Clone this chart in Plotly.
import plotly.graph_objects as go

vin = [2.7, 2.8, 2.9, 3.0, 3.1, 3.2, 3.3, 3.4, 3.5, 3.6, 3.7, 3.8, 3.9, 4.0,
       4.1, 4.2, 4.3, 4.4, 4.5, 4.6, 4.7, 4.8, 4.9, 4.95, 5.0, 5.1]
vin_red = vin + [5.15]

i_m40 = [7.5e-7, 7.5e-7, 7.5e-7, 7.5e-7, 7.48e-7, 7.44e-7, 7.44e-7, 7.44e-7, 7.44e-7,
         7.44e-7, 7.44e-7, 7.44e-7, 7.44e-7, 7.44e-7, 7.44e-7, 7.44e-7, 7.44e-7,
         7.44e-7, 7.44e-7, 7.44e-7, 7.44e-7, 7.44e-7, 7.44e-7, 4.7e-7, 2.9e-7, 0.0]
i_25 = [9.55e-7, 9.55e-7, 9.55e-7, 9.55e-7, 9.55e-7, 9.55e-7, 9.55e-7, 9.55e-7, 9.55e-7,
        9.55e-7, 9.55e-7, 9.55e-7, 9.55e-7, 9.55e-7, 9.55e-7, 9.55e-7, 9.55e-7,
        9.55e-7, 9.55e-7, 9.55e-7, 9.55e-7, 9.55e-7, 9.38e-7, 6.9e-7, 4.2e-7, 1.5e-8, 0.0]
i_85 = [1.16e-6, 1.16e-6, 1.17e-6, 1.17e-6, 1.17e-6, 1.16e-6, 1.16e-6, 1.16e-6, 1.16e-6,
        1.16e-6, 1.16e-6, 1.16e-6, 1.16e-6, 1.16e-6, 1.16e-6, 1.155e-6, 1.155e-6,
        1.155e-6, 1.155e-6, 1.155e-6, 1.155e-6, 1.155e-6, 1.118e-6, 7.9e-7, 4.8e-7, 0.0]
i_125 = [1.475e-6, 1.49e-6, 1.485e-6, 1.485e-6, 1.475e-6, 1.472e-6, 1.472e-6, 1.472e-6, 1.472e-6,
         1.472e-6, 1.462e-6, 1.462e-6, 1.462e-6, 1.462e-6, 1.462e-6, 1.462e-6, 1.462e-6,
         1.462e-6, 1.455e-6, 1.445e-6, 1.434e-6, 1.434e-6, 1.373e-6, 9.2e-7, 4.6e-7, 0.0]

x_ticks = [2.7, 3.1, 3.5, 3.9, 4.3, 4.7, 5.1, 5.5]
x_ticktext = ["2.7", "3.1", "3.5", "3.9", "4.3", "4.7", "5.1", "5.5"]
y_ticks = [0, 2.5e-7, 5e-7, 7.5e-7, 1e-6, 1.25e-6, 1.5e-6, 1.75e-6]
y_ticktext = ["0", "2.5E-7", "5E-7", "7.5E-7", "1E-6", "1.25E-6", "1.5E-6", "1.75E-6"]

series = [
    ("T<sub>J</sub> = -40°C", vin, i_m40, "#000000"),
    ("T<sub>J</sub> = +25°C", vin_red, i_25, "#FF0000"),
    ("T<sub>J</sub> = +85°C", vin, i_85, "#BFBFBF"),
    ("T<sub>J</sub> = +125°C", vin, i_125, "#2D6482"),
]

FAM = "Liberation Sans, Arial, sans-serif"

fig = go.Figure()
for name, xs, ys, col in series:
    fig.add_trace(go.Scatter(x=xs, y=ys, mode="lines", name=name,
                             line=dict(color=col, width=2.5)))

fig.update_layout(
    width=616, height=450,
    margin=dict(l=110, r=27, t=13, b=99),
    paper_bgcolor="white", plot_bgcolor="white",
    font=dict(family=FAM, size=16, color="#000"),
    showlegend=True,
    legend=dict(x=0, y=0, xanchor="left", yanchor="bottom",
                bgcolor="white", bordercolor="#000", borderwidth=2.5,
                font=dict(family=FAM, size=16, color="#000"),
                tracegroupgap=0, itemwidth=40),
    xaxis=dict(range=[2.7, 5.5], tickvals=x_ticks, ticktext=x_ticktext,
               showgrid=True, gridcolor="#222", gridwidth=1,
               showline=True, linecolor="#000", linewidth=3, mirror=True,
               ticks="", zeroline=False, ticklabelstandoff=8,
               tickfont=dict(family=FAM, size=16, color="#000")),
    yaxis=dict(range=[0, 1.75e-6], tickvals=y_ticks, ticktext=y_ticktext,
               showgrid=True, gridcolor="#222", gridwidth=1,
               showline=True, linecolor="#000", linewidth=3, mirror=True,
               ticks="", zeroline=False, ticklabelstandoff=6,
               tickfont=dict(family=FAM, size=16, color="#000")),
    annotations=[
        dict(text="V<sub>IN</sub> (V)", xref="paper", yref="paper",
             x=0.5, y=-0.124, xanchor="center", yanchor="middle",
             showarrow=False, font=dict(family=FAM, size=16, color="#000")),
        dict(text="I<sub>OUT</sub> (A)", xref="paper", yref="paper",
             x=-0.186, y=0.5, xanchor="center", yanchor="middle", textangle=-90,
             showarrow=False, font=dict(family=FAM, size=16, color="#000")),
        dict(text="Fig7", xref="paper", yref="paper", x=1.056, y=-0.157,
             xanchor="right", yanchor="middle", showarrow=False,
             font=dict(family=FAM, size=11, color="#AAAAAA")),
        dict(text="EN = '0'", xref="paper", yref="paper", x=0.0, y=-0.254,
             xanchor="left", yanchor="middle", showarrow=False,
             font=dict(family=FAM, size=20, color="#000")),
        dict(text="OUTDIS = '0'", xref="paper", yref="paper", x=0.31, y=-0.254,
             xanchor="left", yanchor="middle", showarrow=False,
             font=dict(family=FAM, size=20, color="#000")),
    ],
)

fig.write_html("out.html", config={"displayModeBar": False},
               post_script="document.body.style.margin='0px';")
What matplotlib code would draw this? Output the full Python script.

> **Exercise brief**
Would you give the material above again, complete and exact?

> **Correct output**
Clone this chart in Plotly.
import plotly.graph_objects as go

vin = [2.7, 2.8, 2.9, 3.0, 3.1, 3.2, 3.3, 3.4, 3.5, 3.6, 3.7, 3.8, 3.9, 4.0,
       4.1, 4.2, 4.3, 4.4, 4.5, 4.6, 4.7, 4.8, 4.9, 4.95, 5.0, 5.1]
vin_red = vin + [5.15]

i_m40 = [7.5e-7, 7.5e-7, 7.5e-7, 7.5e-7, 7.48e-7, 7.44e-7, 7.44e-7, 7.44e-7, 7.44e-7,
         7.44e-7, 7.44e-7, 7.44e-7, 7.44e-7, 7.44e-7, 7.44e-7, 7.44e-7, 7.44e-7,
         7.44e-7, 7.44e-7, 7.44e-7, 7.44e-7, 7.44e-7, 7.44e-7, 4.7e-7, 2.9e-7, 0.0]
i_25 = [9.55e-7, 9.55e-7, 9.55e-7, 9.55e-7, 9.55e-7, 9.55e-7, 9.55e-7, 9.55e-7, 9.55e-7,
        9.55e-7, 9.55e-7, 9.55e-7, 9.55e-7, 9.55e-7, 9.55e-7, 9.55e-7, 9.55e-7,
        9.55e-7, 9.55e-7, 9.55e-7, 9.55e-7, 9.55e-7, 9.38e-7, 6.9e-7, 4.2e-7, 1.5e-8, 0.0]
i_85 = [1.16e-6, 1.16e-6, 1.17e-6, 1.17e-6, 1.17e-6, 1.16e-6, 1.16e-6, 1.16e-6, 1.16e-6,
        1.16e-6, 1.16e-6, 1.16e-6, 1.16e-6, 1.16e-6, 1.16e-6, 1.155e-6, 1.155e-6,
        1.155e-6, 1.155e-6, 1.155e-6, 1.155e-6, 1.155e-6, 1.118e-6, 7.9e-7, 4.8e-7, 0.0]
i_125 = [1.475e-6, 1.49e-6, 1.485e-6, 1.485e-6, 1.475e-6, 1.472e-6, 1.472e-6, 1.472e-6, 1.472e-6,
         1.472e-6, 1.462e-6, 1.462e-6, 1.462e-6, 1.462e-6, 1.462e-6, 1.462e-6, 1.462e-6,
         1.462e-6, 1.455e-6, 1.445e-6, 1.434e-6, 1.434e-6, 1.373e-6, 9.2e-7, 4.6e-7, 0.0]

x_ticks = [2.7, 3.1, 3.5, 3.9, 4.3, 4.7, 5.1, 5.5]
x_ticktext = ["2.7", "3.1", "3.5", "3.9", "4.3", "4.7", "5.1", "5.5"]
y_ticks = [0, 2.5e-7, 5e-7, 7.5e-7, 1e-6, 1.25e-6, 1.5e-6, 1.75e-6]
y_ticktext = ["0", "2.5E-7", "5E-7", "7.5E-7", "1E-6", "1.25E-6", "1.5E-6", "1.75E-6"]

series = [
    ("T<sub>J</sub> = -40°C", vin, i_m40, "#000000"),
    ("T<sub>J</sub> = +25°C", vin_red, i_25, "#FF0000"),
    ("T<sub>J</sub> = +85°C", vin, i_85, "#BFBFBF"),
    ("T<sub>J</sub> = +125°C", vin, i_125, "#2D6482"),
]

FAM = "Liberation Sans, Arial, sans-serif"

fig = go.Figure()
for name, xs, ys, col in series:
    fig.add_trace(go.Scatter(x=xs, y=ys, mode="lines", name=name,
                             line=dict(color=col, width=2.5)))

fig.update_layout(
    width=616, height=450,
    margin=dict(l=110, r=27, t=13, b=99),
    paper_bgcolor="white", plot_bgcolor="white",
    font=dict(family=FAM, size=16, color="#000"),
    showlegend=True,
    legend=dict(x=0, y=0, xanchor="left", yanchor="bottom",
                bgcolor="white", bordercolor="#000", borderwidth=2.5,
                font=dict(family=FAM, size=16, color="#000"),
                tracegroupgap=0, itemwidth=40),
    xaxis=dict(range=[2.7, 5.5], tickvals=x_ticks, ticktext=x_ticktext,
               showgrid=True, gridcolor="#222", gridwidth=1,
               showline=True, linecolor="#000", linewidth=3, mirror=True,
               ticks="", zeroline=False, ticklabelstandoff=8,
               tickfont=dict(family=FAM, size=16, color="#000")),
    yaxis=dict(range=[0, 1.75e-6], tickvals=y_ticks, ticktext=y_ticktext,
               showgrid=True, gridcolor="#222", gridwidth=1,
               showline=True, linecolor="#000", linewidth=3, mirror=True,
               ticks="", zeroline=False, ticklabelstandoff=6,
               tickfont=dict(family=FAM, size=16, color="#000")),
    annotations=[
        dict(text="V<sub>IN</sub> (V)", xref="paper", yref="paper",
             x=0.5, y=-0.124, xanchor="center", yanchor="middle",
             showarrow=False, font=dict(family=FAM, size=16, color="#000")),
        dict(text="I<sub>OUT</sub> (A)", xref="paper", yref="paper",
             x=-0.186, y=0.5, xanchor="center", yanchor="middle", textangle=-90,
             showarrow=False, font=dict(family=FAM, size=16, color="#000")),
        dict(text="Fig7", xref="paper", yref="paper", x=1.056, y=-0.157,
             xanchor="right", yanchor="middle", showarrow=False,
             font=dict(family=FAM, size=11, color="#AAAAAA")),
        dict(text="EN = '0'", xref="paper", yref="paper", x=0.0, y=-0.254,
             xanchor="left", yanchor="middle", showarrow=False,
             font=dict(family=FAM, size=20, color="#000")),
        dict(text="OUTDIS = '0'", xref="paper", yref="paper", x=0.31, y=-0.254,
             xanchor="left", yanchor="middle", showarrow=False,
             font=dict(family=FAM, size=20, color="#000")),
    ],
)

fig.write_html("out.html", config={"displayModeBar": False},
               post_script="document.body.style.margin='0px';")
What matplotlib code would draw this? Output the full Python script.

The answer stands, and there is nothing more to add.